Wilder’s outburst casts further light on the Green Party’s record of blocking with the Republican right by covering up or sanctioning its use of conspiratorial and antidemocratic methods. The record of both Nader and Camejo in this regard is not some accident or aberration. As we have pointed out, this in no way prevents the Greens from simultaneously adapting themselves to elements within the Democratic Party.
To sum up, these two letters serve to confirm and underscore the basic analysis of the Green Party made in my article. There are, of course, many people sincerely looking for a progressive or even a socialist alternative to the Democrats and Republicans who have either joined the Green Party or voted for its candidates. This, however, does not alter the political and social character of this political formation. On the contrary, it makes it even more important that its true character be exposed and explained.
The unprincipled character of the Greens, their incapacity to present a clear position on any fundamental political question, from the California recall to the war on Iraq, is characteristic of middle-class layers seeking to maneuver between the capitalist ruling elite and the working class. The Greens are a party of reformist protest that seeks to pressure the corporate establishment and its two major parties. Their strategy and tactics are dictated by the effort to join the political establishment in order to “influence” it.

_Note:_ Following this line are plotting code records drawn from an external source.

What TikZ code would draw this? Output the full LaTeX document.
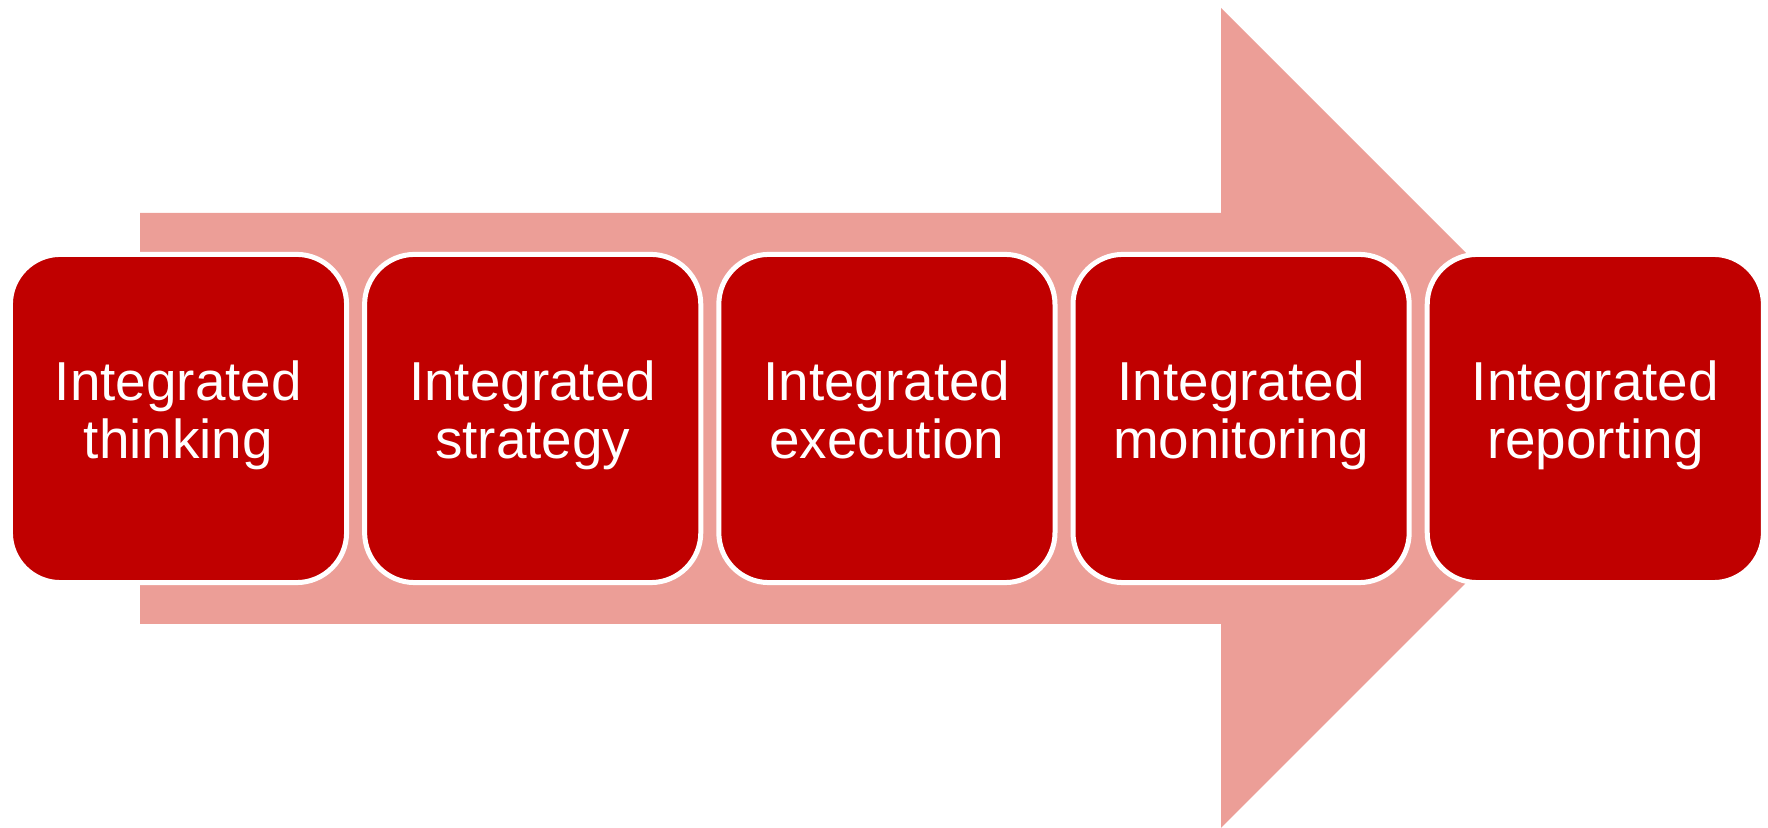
\documentclass[tikz,border=0pt]{standalone}
\usepackage{fontspec}
\setmainfont{Liberation Sans}
\usepackage{tikz}
\usetikzlibrary{positioning}
\definecolor{boxred}{RGB}{192,0,0}
\definecolor{arrowpink}{RGB}{236,158,151}
\tikzset{stage/.style={draw=white,line width=0.05cm,fill=boxred,text=white,
    rounded corners=0.5cm,minimum width=3.36cm,minimum height=3.28cm,
    outer sep=0pt,inner sep=0pt,align=center,
    font=\fontsize{15.6}{16.5}\selectfont,
    execute at begin node={\rule{0pt}{14.9pt}},execute at end node={\strut}}}

\begin{document}
\begin{tikzpicture}[x=0.01cm,y=-0.01cm]
    \def\gap{0.18cm}
    \useasboundingbox (0,0) rectangle (1768,828);
    % big arrow
    \fill[arrowpink] (140,213) -- (1221,213) -- (1221,8) -- (1631,418) -- (1221,828) -- (1221,624) -- (140,624) -- cycle;
    % stages
    \node[stage] (s1) at (178.5,418.5) {Integrated\\thinking};
    \node[stage,right=\gap of s1] (s2) {Integrated\\strategy};
    \node[stage,right=\gap of s2] (s3) {Integrated\\execution};
    \node[stage,right=\gap of s3] (s4) {Integrated\\monitoring};
    \node[stage,right=\gap of s4] (s5) {Integrated\\reporting};
\end{tikzpicture}
\end{document}
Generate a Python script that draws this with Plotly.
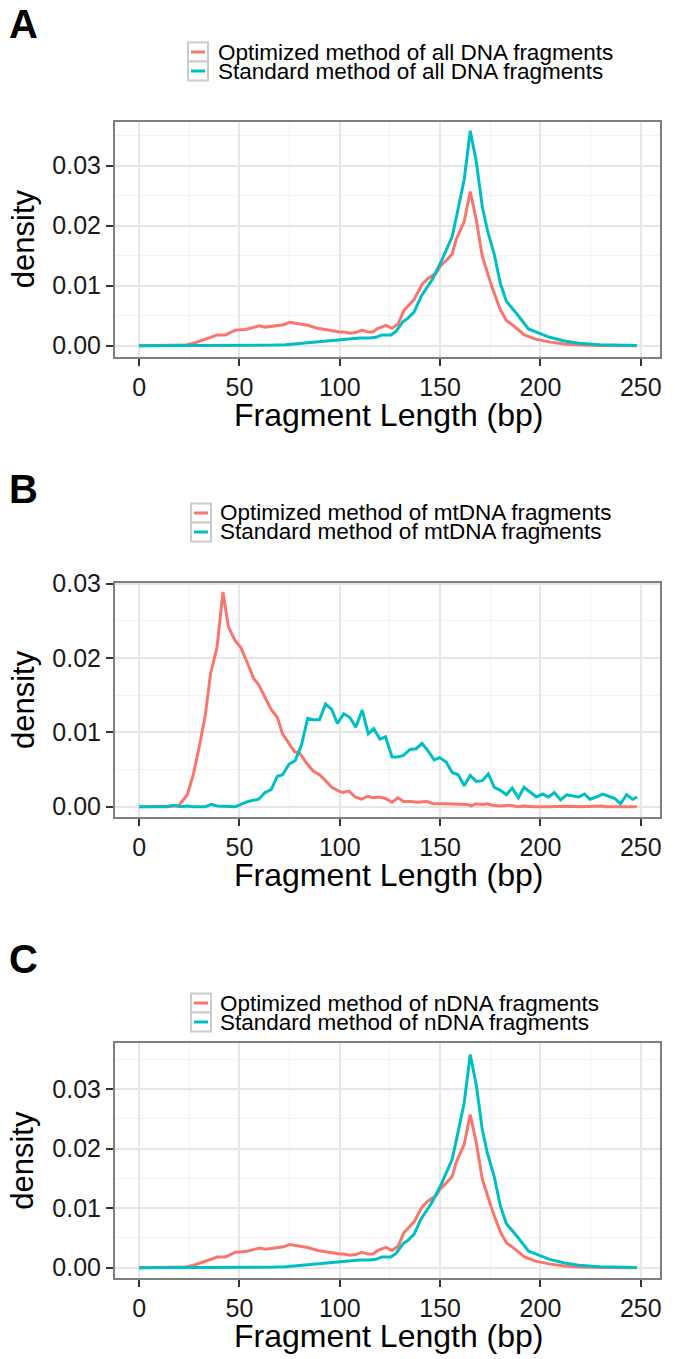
import plotly.graph_objects as go

W, H = 675, 1359

# ---------------- Panel A: all DNA fragments ----------------
len_opt_all = [0, 10, 20, 23, 28, 32, 36, 39, 43, 48, 53, 57, 60, 63, 66, 69, 72, 75, 78, 84, 89, 94,
               100, 102, 105, 108, 111, 114, 116.5, 119, 123, 126, 129, 132, 137, 141, 144, 148, 150,
               153, 156, 158, 162, 165, 168, 171, 173.5, 176, 180, 183, 187, 192, 197.5, 205, 212,
               220, 230, 248]
dens_opt_all = [0, 0, 0, 0.0001, 0.0005, 0.001, 0.0014, 0.0018, 0.0018, 0.0026, 0.0027, 0.003, 0.0033,
                0.0031, 0.0032, 0.0034, 0.0035, 0.0039, 0.0037, 0.0034, 0.0029, 0.0026, 0.0023, 0.0023,
                0.0021, 0.0022, 0.0026, 0.0023, 0.0023, 0.0029, 0.0034, 0.0029, 0.0036, 0.0059, 0.0077,
                0.0102, 0.0112, 0.0121, 0.0132, 0.0142, 0.0153, 0.0177, 0.0207, 0.0257, 0.021, 0.0149,
                0.0121, 0.0096, 0.006, 0.0042, 0.0032, 0.0018, 0.0011, 0.0006, 0.0003, 0.0001, 0.00003, 0]

len_std_all = [0, 30, 50, 60, 67, 73, 80, 90, 100, 105, 110, 115, 118, 121, 125.5, 128, 131.5, 134, 137,
               140.5, 143, 146, 150.5, 153, 156, 158.5, 162, 165, 168, 171, 173.5, 177, 180, 183, 188.5,
               194, 199, 204.5, 212, 219, 229.5, 240, 248]
dens_std_all = [0, 0, 0.00002, 0.00005, 0.0001, 0.00017, 0.0004, 0.0007, 0.001, 0.0011, 0.0013, 0.0013,
                0.0014, 0.0018, 0.0018, 0.0024, 0.004, 0.0046, 0.0056, 0.0082, 0.0095, 0.011, 0.014,
                0.016, 0.0182, 0.0221, 0.0277, 0.0358, 0.0307, 0.0232, 0.0193, 0.0152, 0.0104, 0.0074,
                0.0052, 0.0028, 0.0021, 0.0014, 0.0008, 0.0004, 0.00017, 0.00006, 0.00003]

# ---------------- Panel B: mtDNA fragments ----------------
len_opt_mt = [0, 10, 16, 19.6, 24, 27, 30, 33, 35.6, 38.8, 41.8, 44.5, 47.7, 50.7, 53.4, 57, 59.6, 62.3,
              65.8, 68.9, 71.5, 74.7, 77.4, 80, 83.6, 86.8, 89.9, 92.9, 96, 98.8, 101.4, 104.6, 107.7,
              110.9, 113.9, 116.5, 119.8, 122.8, 126, 129, 131.7, 135.2, 138.8, 143.2, 146.8, 153, 158.4,
              163.7, 165.5, 168, 171, 173.5, 176, 180, 185, 188.6, 192, 196, 204.6, 211.7, 220.6, 230.4,
              233, 248]
dens_opt_mt = [0, 0, 0, 0.0001, 0.0016, 0.0043, 0.0081, 0.0123, 0.0179, 0.0214, 0.0289, 0.0242, 0.0224,
               0.0214, 0.0197, 0.0173, 0.0164, 0.0149, 0.0131, 0.012, 0.0098, 0.0085, 0.0074, 0.0072,
               0.0058, 0.0048, 0.0043, 0.0035, 0.0026, 0.0022, 0.0019, 0.0021, 0.0013, 0.001, 0.0014,
               0.0012, 0.0013, 0.0011, 0.0006, 0.0012, 0.0007, 0.0007, 0.0006, 0.0007, 0.0004, 0.0004,
               0.0003, 0.0003, 0.0001, 0.0004, 0.0003, 0.0004, 0.0002, 0.0001, 0.0002, 0, 0.0001, 0, 0,
               0.00005, 0, 0.0001, 0, 0]

len_std_mt = [0, 14, 17.4, 21, 24, 27, 33, 36, 39, 41.8, 45.4, 48, 51.6, 54.3, 59.6, 62.8, 65.8, 68.9,
              71.5, 74.7, 77.8, 80.9, 84, 86.8, 89.9, 92.9, 96, 98.8, 102, 105, 108, 111.2, 114.2, 116.9,
              120, 122.8, 126, 129, 131.7, 135, 138, 141, 144, 147, 149.8, 153, 156, 159, 162, 165, 168,
              171, 174, 177, 180, 183, 185.9, 189, 191.8, 194.8, 197.9, 201, 204, 206.9, 210, 213, 216,
              218.9, 221.9, 224.7, 227.8, 231, 234, 237, 239.9, 242.9, 245.9, 248.2]
dens_std_mt = [0, 0, 0.0002, 0, 0.0001, 0, 0, 0.0003, 0.0001, 0.0001, 0, 0, 0.0004, 0.0007, 0.001, 0.0019,
               0.0023, 0.0041, 0.0043, 0.0057, 0.0062, 0.0083, 0.0119, 0.0117, 0.0117, 0.0138, 0.0131,
               0.0112, 0.0125, 0.012, 0.0107, 0.013, 0.0098, 0.0105, 0.0091, 0.0094, 0.0067, 0.0067,
               0.0069, 0.0077, 0.0078, 0.0085, 0.0075, 0.0063, 0.0066, 0.006, 0.0046, 0.0043, 0.0028,
               0.0042, 0.0034, 0.0035, 0.0044, 0.0026, 0.0022, 0.0016, 0.0025, 0.0012, 0.0026, 0.0019,
               0.0013, 0.0017, 0.0013, 0.0019, 0.0009, 0.0016, 0.0015, 0.0013, 0.0017, 0.001, 0.0013,
               0.0017, 0.0014, 0.0011, 0.0004, 0.0016, 0.001, 0.0013]

# ---------------- Panel C: nDNA fragments ----------------
len_opt_n = list(len_opt_all)
dens_opt_n = list(dens_opt_all)
len_std_n = list(len_std_all)
dens_std_n = list(dens_std_all)

x_ticks = [0, 50, 100, 150, 200, 250]
y_ticks = [0.0, 0.01, 0.02, 0.03]

panel_letters = ["A", "B", "C"]
legend_labels = [
    ["Optimized method of all DNA fragments", "Standard method of all DNA fragments"],
    ["Optimized method of mtDNA fragments", "Standard method of mtDNA fragments"],
    ["Optimized method of nDNA fragments", "Standard method of nDNA fragments"],
]
x_title = "Fragment Length (bp)"
y_title = "density"

RED = "#F8766D"
TEAL = "#00BFC4"
FONT = "Liberation Sans, Arial, Helvetica, sans-serif"

# ---------------- layout geometry (pixels) ----------------
plot_left, plot_right = 115, 659.5
panels = [
    dict(top=121.7, bottom=356.7, yr=[-0.00183, 0.03733], letter_top=-3, rows=[52, 71], key_x=188, text_x=216),
    dict(top=582.7, bottom=817.3, yr=[-0.00143, 0.03014], letter_top=465, rows=[513, 532], key_x=191, text_x=218),
    dict(top=1043.3, bottom=1278.3, yr=[-0.00178, 0.03768], letter_top=935, rows=[1003, 1022], key_x=191, text_x=218),
]
series = [
    (len_opt_all, dens_opt_all, len_std_all, dens_std_all),
    (len_opt_mt, dens_opt_mt, len_std_mt, dens_std_mt),
    (len_opt_n, dens_opt_n, len_std_n, dens_std_n),
]


def px(x):
    return x / W


def py(y):
    return 1 - y / H


fig = go.Figure()
annotations = []
shapes = []

for i, (p, s) in enumerate(zip(panels, series)):
    n = "" if i == 0 else str(i + 1)
    xa = "x" + n
    ya = "y" + n
    lo, do, ls, ds = s
    fig.add_trace(go.Scatter(x=lo, y=do, mode="lines", line=dict(color=RED, width=3),
                             xaxis=xa, yaxis=ya, name=legend_labels[i][0], showlegend=False))
    fig.add_trace(go.Scatter(x=ls, y=ds, mode="lines", line=dict(color=TEAL, width=3),
                             xaxis=xa, yaxis=ya, name=legend_labels[i][1], showlegend=False))

    common = dict(showline=True, linecolor="#7f7f7f", linewidth=2, mirror=True,
                  ticks="outside", ticklen=7, tickwidth=2, tickcolor="#333333",
                  showgrid=True, gridcolor="#e6e6e6", gridwidth=1.6, zeroline=False,
                  automargin=False,
                  tickfont=dict(family=FONT, size=25, color="#1a1a1a"))
    fig.update_layout(**{
        "xaxis" + n: dict(domain=[px(plot_left), px(plot_right)], range=[-12.0, 259.3],
                          tickvals=x_ticks, anchor=ya,
                          minor=dict(dtick=25, tick0=0, showgrid=True, gridcolor="#f3f3f3", gridwidth=1),
                          **common),
        "yaxis" + n: dict(domain=[py(p["bottom"]), py(p["top"])], range=p["yr"],
                          tickvals=y_ticks, tickformat=".2f", anchor=xa,
                          minor=dict(dtick=0.005, tick0=0, showgrid=True, gridcolor="#f3f3f3", gridwidth=1),
                          **common),
    })

    # panel letter
    annotations.append(dict(text="<b>%s</b>" % panel_letters[i], x=px(7), y=min(1.0, py(p["letter_top"])),
                            xref="paper", yref="paper", xanchor="left", yanchor="top",
                            showarrow=False, font=dict(family=FONT, size=40, color="black")))
    # axis titles
    annotations.append(dict(text=x_title, x=px((plot_left + plot_right) / 2 + 2), y=py(p["bottom"] + 58),
                            xref="paper", yref="paper", xanchor="center", yanchor="middle",
                            showarrow=False, font=dict(family=FONT, size=32, color="black")))
    annotations.append(dict(text=y_title, x=px(23), y=py((p["top"] + p["bottom"]) / 2),
                            xref="paper", yref="paper", xanchor="center", yanchor="middle",
                            textangle=-90, showarrow=False, font=dict(family=FONT, size=31, color="black")))
    # legend (keys + labels)
    kx = p["key_x"]
    for r, (ry, col) in enumerate(zip(p["rows"], [RED, TEAL])):
        shapes.append(dict(type="rect", xref="paper", yref="paper",
                           x0=px(kx), x1=px(kx + 20), y0=py(ry - 9.5), y1=py(ry + 9.5),
                           line=dict(color="#cccccc", width=2), fillcolor="white"))
        shapes.append(dict(type="line", xref="paper", yref="paper",
                           x0=px(kx + 3), x1=px(kx + 17), y0=py(ry), y1=py(ry),
                           line=dict(color=col, width=3)))
        annotations.append(dict(text=legend_labels[i][r], x=px(p["text_x"]), y=py(ry),
                                xref="paper", yref="paper", xanchor="left", yanchor="middle",
                                showarrow=False, font=dict(family=FONT, size=22.5, color="black")))

fig.update_layout(
    width=W, height=H,
    margin=dict(l=0, r=0, t=0, b=0, pad=0, autoexpand=False),
    paper_bgcolor="white", plot_bgcolor="white",
    showlegend=False,
    annotations=annotations, shapes=shapes,
)

fig.write_html("out.html",
               config={"displayModeBar": False},
               post_script="document.body.style.margin='0';document.body.style.overflow='hidden';")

The Green Party of the US is moving to the right. This assessment has aroused the ire of our two correspondents, but they cannot refute it. On the contrary, their letters confirm that the Greens are being driven by powerful class forces to a position even to the right of their counterparts in Germany and other parts of Europe. In the center of world imperialism, the evolution of the Greens is likely to assume even more grotesque and reactionary forms than what has thus far been seen from this political tendency in other parts of the world.